• What the task requires: Pictures stay out of the copy; restate everything else in the material exactly.

• Data lines:
________
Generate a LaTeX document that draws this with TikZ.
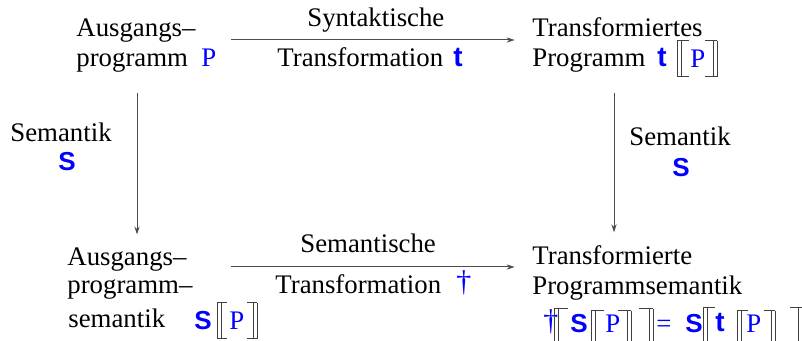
\documentclass[tikz,border=0pt]{standalone}
\usepackage{fontspec}
\setmainfont{Liberation Serif}
\newfontfamily\sansf{Liberation Sans}
\usetikzlibrary{arrows.meta,fit}
\newcommand{\semb}[5]{%
  \draw[brk] (#1,#3) -- (#1,#4) (#1+4,#3) -- (#1+4,#4)
             (#2,#3) -- (#2,#4) (#2-4,#3) -- (#2-4,#4)
             (#1,#3) -- (#1+#5,#3) (#1,#4) -- (#1+#5,#4)
             (#2,#3) -- (#2-#5,#3) (#2,#4) -- (#2-#5,#4);}
\begin{document}
\begin{tikzpicture}[x=0.5pt,y=-0.5pt,
  tx/.style={inner sep=0pt, anchor=base west, font=\fontsize{13.4}{16}\selectfont},
  bl/.style={tx, text=blue},
  sS/.style={inner sep=0pt, anchor=base west, text=blue, font=\sansf\bfseries\fontsize{13}{15}\selectfont},
  tB/.style={inner sep=0pt, anchor=base west, text=blue, font=\sansf\bfseries\fontsize{14}{16}\selectfont},
  dg/.style={inner sep=0pt, anchor=base west, text=blue, font=\fontsize{15}{17}\selectfont},
  blk/.style={inner sep=0pt, draw=none},
  arr/.style={draw=black!70, line width=0.5pt, -{Stealth[length=4pt,width=2.6pt]}},
  brk/.style={draw=black!75, line width=0.5pt}]
\useasboundingbox (0,0) rectangle (802,341);
\clip (0,0) rectangle (802,341);
% top left
\node[tx] (tl1) at (76,37) {Ausgangs–};
\node[tx] (tl2) at (76,67) {programm};
\node[bl] (tlP) at (201,67) {P};
\node[blk, fit=(tl1)(tl2)(tlP)] (TL) {};
% top middle
\node[tx] (st1) at (307,27) {Syntaktische};
\node[tx] (st2) at (277,67) {Transformation};
\node[tB] (stt) at (453,67) {t};
% top right
\node[tx] (tr1) at (532,37) {Transformiertes};
\node[tx] (tr2) at (532,67) {Programm};
\node[tB] (trt) at (657,67) {t};
\node[bl] (trP) at (690,68) {P};
\node[blk, fit=(tr1)(tr2)(trt)(trP)] (TR) {};
\semb{677}{717}{41}{77}{12}
% side labels
\node[tx] (sl1) at (10,142) {Semantik};
\node[sS] (slS) at (58,171) {S};
\node[tx] (sr1) at (629,146) {Semantik};
\node[sS] (srS) at (672,177) {S};
% bottom left
\node[tx] (bl1) at (67,266) {Ausgangs–};
\node[tx] (bl2) at (67,294) {programm–};
\node[tx] (bl3) at (68,328) {semantik};
\node[sS] (blS) at (194,329) {S};
\node[bl] (blP) at (229,329) {P};
\node[blk, fit=(bl1)(bl2)(bl3)] (BL) {};
\semb{217}{257}{303}{339}{10}
% bottom middle
\node[tx] (se1) at (300,253) {Semantische};
\node[tx] (se2) at (275,293) {Transformation};
\node[dg] (sed) at (456,292) {†};
% bottom right
\node[tx] (br1) at (532,265) {Transformierte};
\node[tx] (br2) at (532,295) {Programmsemantik};
\node[dg] (f1) at (543,330) {†};
\node[sS] (f2) at (570,333) {S};
\node[bl] (f3) at (605,333) {P};
\node[bl] (f4) at (656,333) {=};
\node[sS] (f5) at (685,333) {S};
\node[tB] (f6) at (715,332) {t};
\node[bl] (f7) at (746,333) {P};
\node[blk, fit=(br1)(br2)] (BR) {};
\semb{554}{653}{309}{360}{14}
\semb{591}{631}{311}{360}{13}
\semb{703}{802}{308}{360}{12}
\semb{737}{775}{311}{360}{11}
% connectors
\coordinate (r1) at (0,40);
\coordinate (r2) at (0,267);
\coordinate (c1) at (137,0);
\coordinate (c2) at (614,0);
\draw[arr, shorten <=7pt, shorten >=8.5pt] (TL.east |- r1) -- (TR.west |- r1);
\draw[arr, shorten <=19pt, shorten >=8.5pt] (BL.east |- r2) -- (BR.west |- r2);
\draw[arr, shorten <=9.5pt, shorten >=6.5pt] (TL.south -| c1) -- (BL.north -| c1);
\draw[arr, shorten <=9.5pt, shorten >=6.5pt] (TR.south -| c2) -- (BR.north -| c2);
\end{tikzpicture}
\end{document}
________
• Answer for this exercise:
Generate a LaTeX document that draws this with TikZ.
\documentclass[tikz,border=0pt]{standalone}
\usepackage{fontspec}
\setmainfont{Liberation Serif}
\newfontfamily\sansf{Liberation Sans}
\usetikzlibrary{arrows.meta,fit}
\newcommand{\semb}[5]{%
  \draw[brk] (#1,#3) -- (#1,#4) (#1+4,#3) -- (#1+4,#4)
             (#2,#3) -- (#2,#4) (#2-4,#3) -- (#2-4,#4)
             (#1,#3) -- (#1+#5,#3) (#1,#4) -- (#1+#5,#4)
             (#2,#3) -- (#2-#5,#3) (#2,#4) -- (#2-#5,#4);}
\begin{document}
\begin{tikzpicture}[x=0.5pt,y=-0.5pt,
  tx/.style={inner sep=0pt, anchor=base west, font=\fontsize{13.4}{16}\selectfont},
  bl/.style={tx, text=blue},
  sS/.style={inner sep=0pt, anchor=base west, text=blue, font=\sansf\bfseries\fontsize{13}{15}\selectfont},
  tB/.style={inner sep=0pt, anchor=base west, text=blue, font=\sansf\bfseries\fontsize{14}{16}\selectfont},
  dg/.style={inner sep=0pt, anchor=base west, text=blue, font=\fontsize{15}{17}\selectfont},
  blk/.style={inner sep=0pt, draw=none},
  arr/.style={draw=black!70, line width=0.5pt, -{Stealth[length=4pt,width=2.6pt]}},
  brk/.style={draw=black!75, line width=0.5pt}]
\useasboundingbox (0,0) rectangle (802,341);
\clip (0,0) rectangle (802,341);
% top left
\node[tx] (tl1) at (76,37) {Ausgangs–};
\node[tx] (tl2) at (76,67) {programm};
\node[bl] (tlP) at (201,67) {P};
\node[blk, fit=(tl1)(tl2)(tlP)] (TL) {};
% top middle
\node[tx] (st1) at (307,27) {Syntaktische};
\node[tx] (st2) at (277,67) {Transformation};
\node[tB] (stt) at (453,67) {t};
% top right
\node[tx] (tr1) at (532,37) {Transformiertes};
\node[tx] (tr2) at (532,67) {Programm};
\node[tB] (trt) at (657,67) {t};
\node[bl] (trP) at (690,68) {P};
\node[blk, fit=(tr1)(tr2)(trt)(trP)] (TR) {};
\semb{677}{717}{41}{77}{12}
% side labels
\node[tx] (sl1) at (10,142) {Semantik};
\node[sS] (slS) at (58,171) {S};
\node[tx] (sr1) at (629,146) {Semantik};
\node[sS] (srS) at (672,177) {S};
% bottom left
\node[tx] (bl1) at (67,266) {Ausgangs–};
\node[tx] (bl2) at (67,294) {programm–};
\node[tx] (bl3) at (68,328) {semantik};
\node[sS] (blS) at (194,329) {S};
\node[bl] (blP) at (229,329) {P};
\node[blk, fit=(bl1)(bl2)(bl3)] (BL) {};
\semb{217}{257}{303}{339}{10}
% bottom middle
\node[tx] (se1) at (300,253) {Semantische};
\node[tx] (se2) at (275,293) {Transformation};
\node[dg] (sed) at (456,292) {†};
% bottom right
\node[tx] (br1) at (532,265) {Transformierte};
\node[tx] (br2) at (532,295) {Programmsemantik};
\node[dg] (f1) at (543,330) {†};
\node[sS] (f2) at (570,333) {S};
\node[bl] (f3) at (605,333) {P};
\node[bl] (f4) at (656,333) {=};
\node[sS] (f5) at (685,333) {S};
\node[tB] (f6) at (715,332) {t};
\node[bl] (f7) at (746,333) {P};
\node[blk, fit=(br1)(br2)] (BR) {};
\semb{554}{653}{309}{360}{14}
\semb{591}{631}{311}{360}{13}
\semb{703}{802}{308}{360}{12}
\semb{737}{775}{311}{360}{11}
% connectors
\coordinate (r1) at (0,40);
\coordinate (r2) at (0,267);
\coordinate (c1) at (137,0);
\coordinate (c2) at (614,0);
\draw[arr, shorten <=7pt, shorten >=8.5pt] (TL.east |- r1) -- (TR.west |- r1);
\draw[arr, shorten <=19pt, shorten >=8.5pt] (BL.east |- r2) -- (BR.west |- r2);
\draw[arr, shorten <=9.5pt, shorten >=6.5pt] (TL.south -| c1) -- (BL.north -| c1);
\draw[arr, shorten <=9.5pt, shorten >=6.5pt] (TR.south -| c2) -- (BR.north -| c2);
\end{tikzpicture}
\end{document}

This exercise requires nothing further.